W tym roku w niemal 20 spółkach z warszawskiego parkietu uchwalone zostały programy opcji menedżerskich. Wartość objętych nimi akcji to ponad 260 mln zł. Jeśli na podobny krok zdecydują się akcjonariusze trzech kolejnych firm, wzrośnie ona do 310 mln zł. W sumie taka forma motywowania realizowana jest obecnie w ponad 100 firmach z GPW, a akcje, które w najbliższych latach mogą trafić do ich menedżerów, warte są grubo ponad miliard złotych.
Coraz więcej spółek decyduje się za to na zmianę zasad. Najczęściej modyfikowana jest cena emisyjna walorów. Na taki krok zdecydowali się chociażby akcjonariusze Wydawnictw Szkolnych i Pedagogicznych.
Uchwała z połowy stycznia 2008 r. przewidywała, że kluczowi pracownicy spółki będą mogli kupować akcje po 14 zł. W marcu tego roku cenę obniżono jednak na 12,7 zł. Jeszcze niższa będzie w przypadku wypłaty dywidendy lub przeprowadzenia skupu akcji własnych.
– Założenia programów motywacyjnych nie powinny być zmieniane w trakcie ich trwania, nawet mimo pogorszenia się warunków rynkowych – mówi Andrzej S. Nartowski, prezes fundacji Polski Instytut Dyrektorów. Dodaje, że zarządy bardzo często otrzymują wysokie wynagrodzenia. Prawo do objęcia akcji na atrakcyjnych warunkach powinno im zatem przysługiwać za szczególne osiągnięcia.

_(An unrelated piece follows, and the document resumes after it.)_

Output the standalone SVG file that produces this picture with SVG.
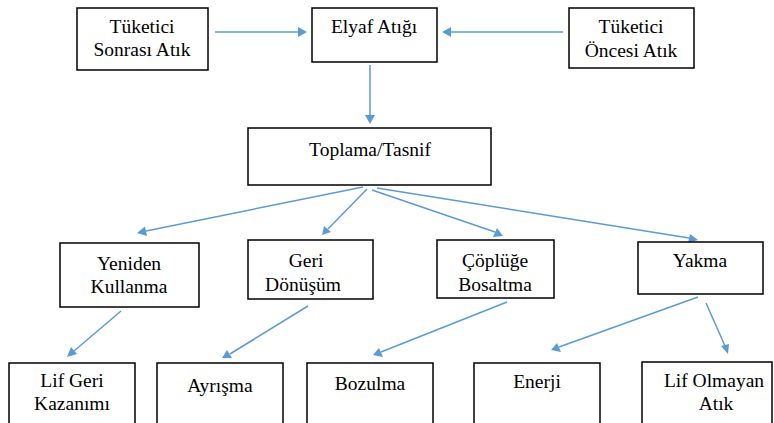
<svg xmlns="http://www.w3.org/2000/svg" width="774" height="423" viewBox="0 0 774 423">
<defs>
<style>
.box{fill:#fff;stroke:#000;stroke-width:1.5}
</style>
</defs>
<rect width="774" height="423" fill="#fff"/>
<g id="connectors" stroke="#5B9BD5" stroke-width="1.5">
<line x1="215" y1="32" x2="300" y2="32"/>
<path d="M298,27 L307,32 L298,37 z" fill="#5B9BD5" stroke="none"/>
<line x1="563" y1="32" x2="448" y2="32"/>
<path d="M451,27 L442,32 L451,37 z" fill="#5B9BD5" stroke="none"/>
<line x1="370" y1="65" x2="370" y2="116"/>
<path d="M365,115 L370,124 L375,115 z" fill="#5B9BD5" stroke="none"/>
<line x1="363" y1="187" x2="146" y2="231"/>
<path d="M145,226.5 L137,233 L147,236 z" fill="#5B9BD5" stroke="none"/>
<line x1="367" y1="189" x2="328" y2="229"/>
<path d="M324,226 L322,235 L331,232 z" fill="#5B9BD5" stroke="none"/>
<line x1="372" y1="190" x2="495" y2="232"/>
<path d="M497,228 L503,236 L493,237 z" fill="#5B9BD5" stroke="none"/>
<line x1="377" y1="188" x2="689" y2="238"/>
<path d="M690,234 L698,240 L688,243 z" fill="#5B9BD5" stroke="none"/>
<line x1="121" y1="311" x2="74" y2="351"/>
<path d="M71,347 L67,357 L77,354 z" fill="#5B9BD5" stroke="none"/>
<line x1="308" y1="306" x2="230" y2="354"/>
<path d="M227,350 L222,358 L232,358 z" fill="#5B9BD5" stroke="none"/>
<line x1="507" y1="302" x2="381" y2="352"/>
<path d="M379,348 L373,355 L383,357 z" fill="#5B9BD5" stroke="none"/>
<line x1="698" y1="297" x2="559" y2="347"/>
<path d="M557,343 L551,350 L561,352 z" fill="#5B9BD5" stroke="none"/>
<line x1="706" y1="303" x2="725" y2="346"/>
<path d="M721,346 L728,354 L729,344 z" fill="#5B9BD5" stroke="none"/>
</g>
<g id="nodes">
<g id="n-tuketici-sonrasi"><rect class="box" x="77" y="8" width="131" height="62"/><text font-family="Liberation Serif" font-size="19.5" text-anchor="middle" x="142" y="33">Tüketici</text><text font-family="Liberation Serif" font-size="19.5" text-anchor="middle" x="142" y="56">Sonrası Atık</text></g>
<g id="n-elyaf"><rect class="box" x="312" y="8" width="125" height="54"/><text font-family="Liberation Serif" font-size="19.5" text-anchor="middle" x="374" y="33">Elyaf Atığı</text></g>
<g id="n-tuketici-oncesi"><rect class="box" x="569" y="8" width="125" height="60"/><text font-family="Liberation Serif" font-size="19.5" text-anchor="middle" x="631" y="33">Tüketici</text><text font-family="Liberation Serif" font-size="19.5" text-anchor="middle" x="631" y="57">Öncesi Atık</text></g>
<g id="n-toplama"><rect class="box" x="248" y="128" width="243" height="57"/><text font-family="Liberation Serif" font-size="19.5" text-anchor="middle" x="370" y="156">Toplama/Tasnif</text></g>
<g id="n-yeniden"><rect class="box" x="60" y="243" width="139" height="64"/><text font-family="Liberation Serif" font-size="19.5" text-anchor="middle" x="129" y="270">Yeniden</text><text font-family="Liberation Serif" font-size="19.5" text-anchor="middle" x="129" y="293">Kullanma</text></g>
<g id="n-geri"><rect class="box" x="248" y="240" width="125" height="59"/><text font-family="Liberation Serif" font-size="19.5" text-anchor="middle" x="306" y="267">Geri</text><text font-family="Liberation Serif" font-size="19.5" text-anchor="middle" x="303" y="291">Dönüşüm</text></g>
<g id="n-coplugu"><rect class="box" x="437" y="240" width="117" height="58"/><text font-family="Liberation Serif" font-size="19.5" text-anchor="middle" x="495" y="267">Çöplüğe</text><text font-family="Liberation Serif" font-size="19.5" text-anchor="middle" x="495" y="291">Bosaltma</text></g>
<g id="n-yakma"><rect class="box" x="638" y="242" width="125" height="52"/><text font-family="Liberation Serif" font-size="19.5" text-anchor="middle" x="700" y="267">Yakma</text></g>
<g id="n-lif-geri"><rect class="box" x="9" y="363" width="126" height="62"/><text font-family="Liberation Serif" font-size="19.5" text-anchor="middle" x="72" y="387">Lif Geri</text><text font-family="Liberation Serif" font-size="19.5" text-anchor="middle" x="72" y="410">Kazanımı</text></g>
<g id="n-ayrisma"><rect class="box" x="157" y="363" width="126" height="62"/><text font-family="Liberation Serif" font-size="19.5" text-anchor="middle" x="220" y="392">Ayrışma</text></g>
<g id="n-bozulma"><rect class="box" x="307" y="363" width="126" height="62"/><text font-family="Liberation Serif" font-size="19.5" text-anchor="middle" x="370" y="390">Bozulma</text></g>
<g id="n-enerji"><rect class="box" x="474" y="363" width="126" height="62"/><text font-family="Liberation Serif" font-size="19.5" text-anchor="middle" x="537" y="388">Enerji</text></g>
<g id="n-lif-olmayan"><rect class="box" x="642" y="362" width="130" height="63"/><text font-family="Liberation Serif" font-size="19.5" text-anchor="middle" x="714" y="387">Lif Olmayan</text><text font-family="Liberation Serif" font-size="19.5" text-anchor="middle" x="716" y="410">Atık</text></g>
</g>
</svg>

– Jeśli takich osiągnięć zabraknie, to nie ma powodów do przyznawania uprawnień – kończy Nartowski. Wtóruje mu Paweł Homiński z Noble Funds TFI. – Uważamy, że raz przyjęte zasady nie powinny być modyfikowane w trakcie trwania programu. Sprzeciwiamy się również ustalaniu cen emisyjnych na poziomie znacznie odbiegającym od kursu rynkowego – dodaje.